Just more to the mystery.

Posted
9 minutes ago, LeoG said:

So weird.  21ºF seems to be the magic number, or so I assume.  That's when it happened when I was monitoring it.  And last night I was monitoring it because the temps were suppose to fall also.  But by the time I went to bed at 1am the temps had only gotten to 24º and the SWR remained at 2.06.  The coax had more than enough time to freeze since it got below freezing about 6pm and was dropping about 1º per hour.  It hit 21º about 5am.  I wasn't up to see that but when I did check about 8am (20º) the SWR was at 1.16.

The lightning arrester is near the entry point of the house so maybe the warming effect of the coax in the house is slowing the freezing down.  The attic isn't heated so it's not like the cable is 65º on the other side of the wall.  And there's no guarantee the issue is at the lightning arrester and not the antenna.

Just more to the mystery.

If the problem is water, it is possible that it’s a weak solution with some contaminant.  That would depress the freezing point.
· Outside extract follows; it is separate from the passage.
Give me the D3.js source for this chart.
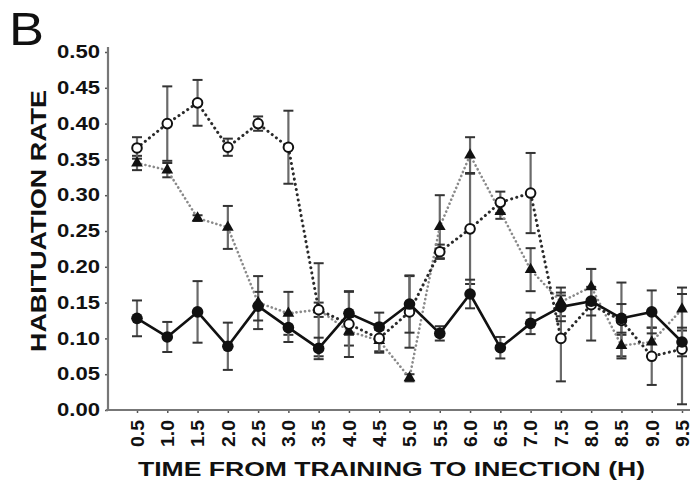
<!DOCTYPE html>
<html>
<head>
<meta charset="utf-8">
<script src="https://cdn.jsdelivr.net/npm/d3@7"></script>
<style>
  html, body { margin: 0; padding: 0; background: #fff; }
  svg { display: block; }
  text { font-family: "Liberation Sans", Arial, sans-serif; }
</style>
</head>
<body>
<svg id="chart" width="692" height="487"></svg>
<script>
// Injection time after training (hours)
const hours = [0.5, 1.0, 1.5, 2.0, 2.5, 3.0, 3.5, 4.0, 4.5, 5.0, 5.5, 6.0, 6.5, 7.0, 7.5, 8.0, 8.5, 9.0, 9.5];

// Control group: solid line, filled circles
const controlMean = [0.128, 0.102, 0.137, 0.089, 0.145, 0.115, 0.086, 0.135, 0.116, 0.148, 0.107, 0.162, 0.087, 0.121, 0.144, 0.152, 0.128, 0.137, 0.095];
const controlErr  = [0.025, 0.021, 0.043, 0.033, 0.020, 0.020, 0.015, 0.030, 0.020, 0.040, 0.010, 0.020, 0.015, 0.015, 0.020, 0.020, 0.020, 0.030, 0.020];

// Open circles, dark dotted line
const openMean = [0.366, 0.400, 0.429, 0.367, 0.400, 0.367, 0.140, 0.120, 0.100, 0.137, 0.221, 0.253, 0.290, 0.303, 0.100, 0.147, 0.125, 0.075, 0.085];
const openErr  = [0.015, 0.052, 0.032, 0.012, 0.010, 0.051, 0.065, 0.046, 0.020, 0.050, 0.010, 0.077, 0.015, 0.056, 0.060, 0.050, 0.053, 0.040, 0.077];

// Filled triangles, grey dotted line
const triMean = [0.345, 0.335, 0.268, 0.255, 0.150, 0.135, 0.140, 0.110, 0.097, 0.045, 0.256, 0.356, 0.277, 0.196, 0.151, 0.172, 0.090, 0.095, 0.141];
const triErr  = [0.010, 0.010, 0.004, 0.030, 0.037, 0.030, 0.010, 0.020, 0.015, 0.005, 0.044, 0.025, 0.010, 0.030, 0.020, 0.025, 0.015, 0.020, 0.030];

const yTicks = [0, 0.05, 0.10, 0.15, 0.20, 0.25, 0.30, 0.35, 0.40, 0.45, 0.50];

const xTitle = "TIME FROM TRAINING TO INECTION (H)";
const yTitle = "HABITUATION RATE";
const panelLabel = "B";

const svg = d3.select("#chart");

const x = d3.scaleLinear().domain([0.5, 9.5]).range([137, 682]);
const y = d3.scaleLinear().domain([0, 0.5]).range([410, 52]);

const axisX0 = 108;      // y-axis position
const axisY0 = y(0);     // x-axis position

// ---- axes ----
const yAxis = svg.append("g")
  .attr("transform", `translate(${axisX0},0)`)
  .call(d3.axisLeft(y).tickValues(yTicks).tickFormat(d3.format(".2f")).tickSize(3).tickSizeOuter(0).tickPadding(5));
yAxis.select(".domain").remove();
yAxis.selectAll(".tick line").attr("stroke", "#555").attr("stroke-width", 1.5);
yAxis.selectAll(".tick text")
  .attr("fill", "#111")
  .style("font-size", "18px").style("font-weight", "bold")
  .attr("textLength", 43).attr("lengthAdjust", "spacingAndGlyphs");

const xAxis = svg.append("g")
  .attr("transform", `translate(0,${axisY0})`)
  .call(d3.axisBottom(x).tickValues(hours).tickFormat(d3.format(".1f")).tickSize(3).tickSizeOuter(0));
xAxis.select(".domain").remove();
xAxis.selectAll(".tick line").attr("stroke", "#555").attr("stroke-width", 1.5);
xAxis.selectAll(".tick text")
  .attr("fill", "#111")
  .style("font-size", "19px").style("font-weight", "bold")
  .attr("text-anchor", "end")
  .attr("x", 0).attr("y", 0).attr("dy", "0.33em")
  .attr("transform", "translate(0,10) rotate(-90)")
  .attr("textLength", 27).attr("lengthAdjust", "spacingAndGlyphs");

// axis lines
svg.append("line")
  .attr("x1", axisX0).attr("x2", axisX0).attr("y1", y(0.5) - 5).attr("y2", axisY0)
  .attr("stroke", "#777").attr("stroke-width", 2.2);
svg.append("line")
  .attr("x1", axisX0 - 2).attr("x2", x(9.5) + 8).attr("y1", axisY0).attr("y2", axisY0)
  .attr("stroke", "#777").attr("stroke-width", 2.2);

// ---- titles ----
svg.append("text")
  .attr("x", 138).attr("y", 476)
  .style("font-size", "21px").style("font-weight", "bold").attr("fill", "#111")
  .attr("textLength", 507).attr("lengthAdjust", "spacingAndGlyphs")
  .text(xTitle);

svg.append("text")
  .attr("transform", "translate(46,352) rotate(-90)")
  .style("font-size", "22px").style("font-weight", "bold").attr("fill", "#111")
  .attr("textLength", 262).attr("lengthAdjust", "spacingAndGlyphs")
  .text(yTitle);

svg.append("text")
  .attr("x", 9).attr("y", 45)
  .style("font-size", "46px").attr("fill", "#111")
  .attr("textLength", 35).attr("lengthAdjust", "spacingAndGlyphs")
  .text(panelLabel);

// ---- series ----
const series = [
  { name: "tri", mean: triMean, err: triErr, marker: "triangle",
    line: { stroke: "#8a8a8a", width: 2.6, dash: "0.1,4.2" } },
  { name: "open", mean: openMean, err: openErr, marker: "open",
    line: { stroke: "#2a2a2a", width: 3, dash: "0.1,5.2" } },
  { name: "control", mean: controlMean, err: controlErr, marker: "filled",
    line: { stroke: "#111", width: 2.6, dash: null } }
];

const capW = 5;

// error bars
series.forEach(s => {
  const g = svg.append("g").attr("class", "err-" + s.name);
  hours.forEach((h, i) => {
    const cx = x(h), top = y(s.mean[i] + s.err[i]), bot = y(s.mean[i] - s.err[i]);
    g.append("line").attr("x1", cx).attr("x2", cx).attr("y1", top).attr("y2", bot)
      .attr("stroke", "#6a6a6a").attr("stroke-width", 2.2);
    [top, bot].forEach(yy => g.append("line")
      .attr("x1", cx - capW).attr("x2", cx + capW).attr("y1", yy).attr("y2", yy)
      .attr("stroke", "#333").attr("stroke-width", 2));
  });
});

// connecting lines
const lineGen = d3.line().x((d, i) => x(hours[i])).y(d => y(d));
series.forEach(s => {
  const p = svg.append("path")
    .attr("d", lineGen(s.mean))
    .attr("fill", "none")
    .attr("stroke", s.line.stroke)
    .attr("stroke-width", s.line.width)
    .attr("stroke-linejoin", "round")
    .attr("stroke-linecap", "round");
  if (s.line.dash) p.attr("stroke-dasharray", s.line.dash);
});

// markers
const triSym = d3.symbol().type(d3.symbolTriangle).size(60);
series.forEach(s => {
  const g = svg.append("g").attr("class", "pts-" + s.name);
  hours.forEach((h, i) => {
    const cx = x(h), cy = y(s.mean[i]);
    if (s.marker === "triangle") {
      g.append("path").attr("d", triSym()).attr("transform", `translate(${cx},${cy})`)
        .attr("fill", "#111");
    } else if (s.marker === "open") {
      g.append("circle").attr("cx", cx).attr("cy", cy).attr("r", 4.8)
        .attr("fill", "#fff").attr("stroke", "#111").attr("stroke-width", 2);
    } else {
      g.append("circle").attr("cx", cx).attr("cy", cy).attr("r", 5.8)
        .attr("fill", "#111");
    }
  });
});
</script>
</body>
</html>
Or maybe it’s not water but some physical change, a contraction of some component along your feed line that results in a change in impedance somewhere.

Do you have a dummy load you could use to isolate portions of your feed line to see where the issue is taking place?

Posted

Of course I do.  But I'm not tearing my system up until it gets warmer out.  I might have the opportunity to heat up the lightning arrester and fittings to see if the SWR moves when I thaw the water in that connection if it even exists there.  If nothing happens it's at the antenna.

I'm tending to think that is going to be the problem area because the antenna fitting was wrapped on the ground and it has that aluminum shroud over it for protection.  It seems like it would be the hardest to be infiltrated.

While the lightning arrester is down stream and the water would flow down the cable.  I have my drip loop and did what I could so the arrestor wasn't at the bottom of the run.  But my bet is the issue is there if it's not a defect in my antenna.